DENVER — It was a seven-yard run that didn’t mean a thing. It was a seven-yard run that meant everything.
It wasn’t the run everyone was talking about. It’s the run that might best prove the Broncos are Super Bowl contenders.
And you can thank the unlikeliest of heroes for it.
The once-maligned Knowshon Moreno took a first quarter handoff and made just one cut before introducing his shoulder to the unsuspecting chest of Ed Reed, driving him and another eventual tackler back seven yards.
Just in case they hadn’t felt the impact, Moreno got in the faces of a few Ravens to issue a reminder.
That was until the whistle blew.
Holding, Broncos. Ten-yard penalty. Replay the down.
As far as the box score in the Broncos’ 34-17 win is concerned, the play never happened. But the concern couldn’t have been more evident on the faces of a once-feared defense.
What happened to “No Show,” the guy who got benched for dancing in the backfield before the whistle?
He’s still got the moves. But these days, he’s saving most of them for after the whistle.
The same running back who once aroused so much doubt that he wasn’t trusted to run in the first quarter of an Oakland Raiders game would go on to get the call on third and goal against the best red zone defense in the NFL Sunday.
After he strolled into the end zone, he partied hard. Considering he spent eight weeks cooped up on the bench despite being completely healthy, can you blame him?
Some bullheaded Bronco fans will. They’ll be the same ones trying to ignore the run everyone was talking about — the vintage Moreno leap over a human hurdle (once again, it was Pro Bowl safety Ed Reed).

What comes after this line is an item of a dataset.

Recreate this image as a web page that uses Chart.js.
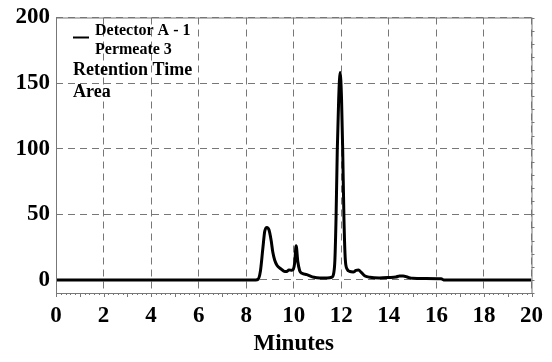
<!DOCTYPE html>
<html>
<head>
<meta charset="utf-8">
<script src="https://cdn.jsdelivr.net/npm/chart.js@4/dist/chart.umd.min.js"></script>
<style>
  html, body { margin: 0; padding: 0; background: #fff; }
  #wrap { width: 552px; height: 362px; }
</style>
</head>
<body>
<div id="wrap"><canvas id="c" width="552" height="362"></canvas></div>
<script>
// chromatogram
const minutes = [0, 8.4, 8.5, 8.6, 8.7, 8.78, 8.87, 8.96, 9.05, 9.12, 9.2, 9.3, 9.45, 9.6, 9.7, 9.8, 9.92,
  9.98, 10.04, 10.1, 10.17, 10.25, 10.35, 10.55, 10.85, 11.1, 11.4, 11.6, 11.68, 11.73, 11.78, 11.83, 11.89,
  11.95, 12.01, 12.06, 12.11, 12.17, 12.25, 12.35, 12.5, 12.62, 12.72, 12.85, 13.0, 13.2, 13.6, 14.0, 14.3,
  14.45, 14.6, 14.8, 15.0, 15.5, 16.2, 16.3, 20];
const signal = [0, 0, 0.5, 7, 24, 37, 40, 38, 30, 21, 15, 11, 8.5, 6.5, 6.3, 7.6, 7.3,
  8, 13, 26, 14, 7, 5, 4, 2, 1.5, 1.5, 2, 5, 15, 48, 98, 138,
  158, 138, 98, 48, 15, 8, 6.5, 6, 7.2, 7.5, 5.5, 3, 2, 1.5, 1.8, 2.2,
  3, 3, 2, 1.2, 1, 0.8, 0, 0];

const xTicks = [0, 2, 4, 6, 8, 10, 12, 14, 16, 18, 20];
const yTicks = [0, 50, 100, 150, 200];
const legendLines = ["Detector A - 1", "Permeate 3"];
const infoLines = ["Retention Time", "Area"];

const FONT = "'Liberation Serif', 'Times New Roman', serif";
const GRID = "#777777";

// frame, minor ticks and the legend block
const decor = {
  id: "decor",
  afterDraw(chart) {
    const { ctx, chartArea: a, scales } = chart;
    ctx.save();
    ctx.strokeStyle = GRID;
    ctx.lineWidth = 1;
    ctx.strokeRect(a.left + 0.5, a.top + 0.5, a.right - a.left, a.bottom - a.top);

    // minor ticks under the x axis
    ctx.beginPath();
    for (let i = 0; i <= 100; i++) {
      const v = i * 0.2;
      const px = Math.round(scales.x.getPixelForValue(v)) + 0.5;
      const len = i % 5 === 0 ? 4 : 2;
      ctx.moveTo(px, a.bottom);
      ctx.lineTo(px, a.bottom + len);
    }
    // small ticks on the right edge
    for (let v = -10; v <= 200; v += 10) {
      const py = Math.round(scales.y.getPixelForValue(v)) + 0.5;
      ctx.moveTo(a.right, py);
      ctx.lineTo(a.right + 3, py);
    }
    ctx.stroke();

    // legend
    ctx.fillStyle = "#000";
    ctx.strokeStyle = "#000";
    ctx.lineWidth = 2;
    ctx.beginPath();
    ctx.moveTo(a.left + 17, a.top + 20);
    ctx.lineTo(a.left + 33, a.top + 20);
    ctx.stroke();
    ctx.textAlign = "left";
    ctx.textBaseline = "alphabetic";
    ctx.font = "bold 16px " + FONT;
    ctx.fillText(legendLines[0], a.left + 39, a.top + 17);
    ctx.fillText(legendLines[1], a.left + 39, a.top + 36);
    ctx.font = "bold 18px " + FONT;
    ctx.fillText(infoLines[0], a.left + 17, a.top + 57);
    ctx.fillText(infoLines[1], a.left + 17, a.top + 79);
    ctx.restore();
  }
};

new Chart(document.getElementById("c"), {
  type: "line",
  data: {
    datasets: [{
      data: minutes.map((m, i) => ({ x: m, y: signal[i] })),
      borderColor: "#000",
      borderWidth: 3,
      pointRadius: 0,
      cubicInterpolationMode: "monotone",
      fill: false
    }]
  },
  options: {
    responsive: false,
    animation: false,
    layout: { padding: { top: 15, right: 16, left: 0, bottom: 0 } },
    plugins: { legend: { display: false }, tooltip: { enabled: false } },
    scales: {
      x: {
        type: "linear",
        min: 0, max: 20,
        afterBuildTicks: (s) => { s.ticks = xTicks.map((v) => ({ value: v })); },
        afterFit: (s) => { s.height = 69; },
        grid: { color: GRID, drawTicks: false },
        border: { display: false, dash: [7, 5] },
        ticks: { color: "#000", padding: 9, font: { family: FONT, size: 23, weight: "bold" }, maxRotation: 0 },
        title: { display: true, text: "Minutes", color: "#000", padding: { top: 3 },
                 font: { family: FONT, size: 23, weight: "bold" } }
      },
      y: {
        min: -10, max: 200,
        afterBuildTicks: (s) => { s.ticks = yTicks.map((v) => ({ value: v })); },
        afterFit: (s) => { s.width = 56; },
        grid: { color: GRID, drawTicks: false },
        border: { display: false, dash: [7, 5] },
        ticks: { color: "#000", padding: 6, font: { family: FONT, size: 23, weight: "bold", lineHeight: 1 } }
      }
    }
  },
  plugins: [decor]
});
</script>
</body>
</html>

And it’s too bad. Those fans are missing out on the party of nastiness and swagger that Moreno’s teammates have all joined in on.
Did you see straight-laced Eric Decker get in Cary Williams’ face after the cornerback gave him a post-play cheap shot?
Did you catch the confidence in the postgame comments from the otherwise soft-spoken Chris Harris? The budding star shrugged off the accusation that he was nearly caught from behind by quarterback Joel Flacco at the end of his 98-yard interception return for a touchdown.
“I was just striding,” Harris said. “I didn’t need to run.”
Were you around when Jack Del Rio, Ward Cleaver haircut and all, did everything short of throwing a haymaker at a replacement ref in the Atlanta Falcons game during Week 2? Von Miller may be as likable as he is charitable, but did you happen to see him Supermanning on top of Cam Newton in Week 10?
These Broncos are brash and brazen. They’re bullies. And they made one of the NFL’s most reputable antagonizers look like Malibu Barbie during their ninth straight win Sunday.
Gone are the “hand ball to referee, shut mouth” days of Willis McGahee, whose yards per carry have finally become as modest as his personality. Moreno is too perfect a back to lead this band of brutes.
He’s talented. He’s tough. He’ll let you know about it.
And it’s a good thing, too. Because San Francisco 49er quarterback Colin Kaepernick, whose confidence oozes out of every pore that isn’t covered in ink, just let the world know what happens when you bully the New England Patriots.
So long as they keep their new-found edge, the Broncos won’t.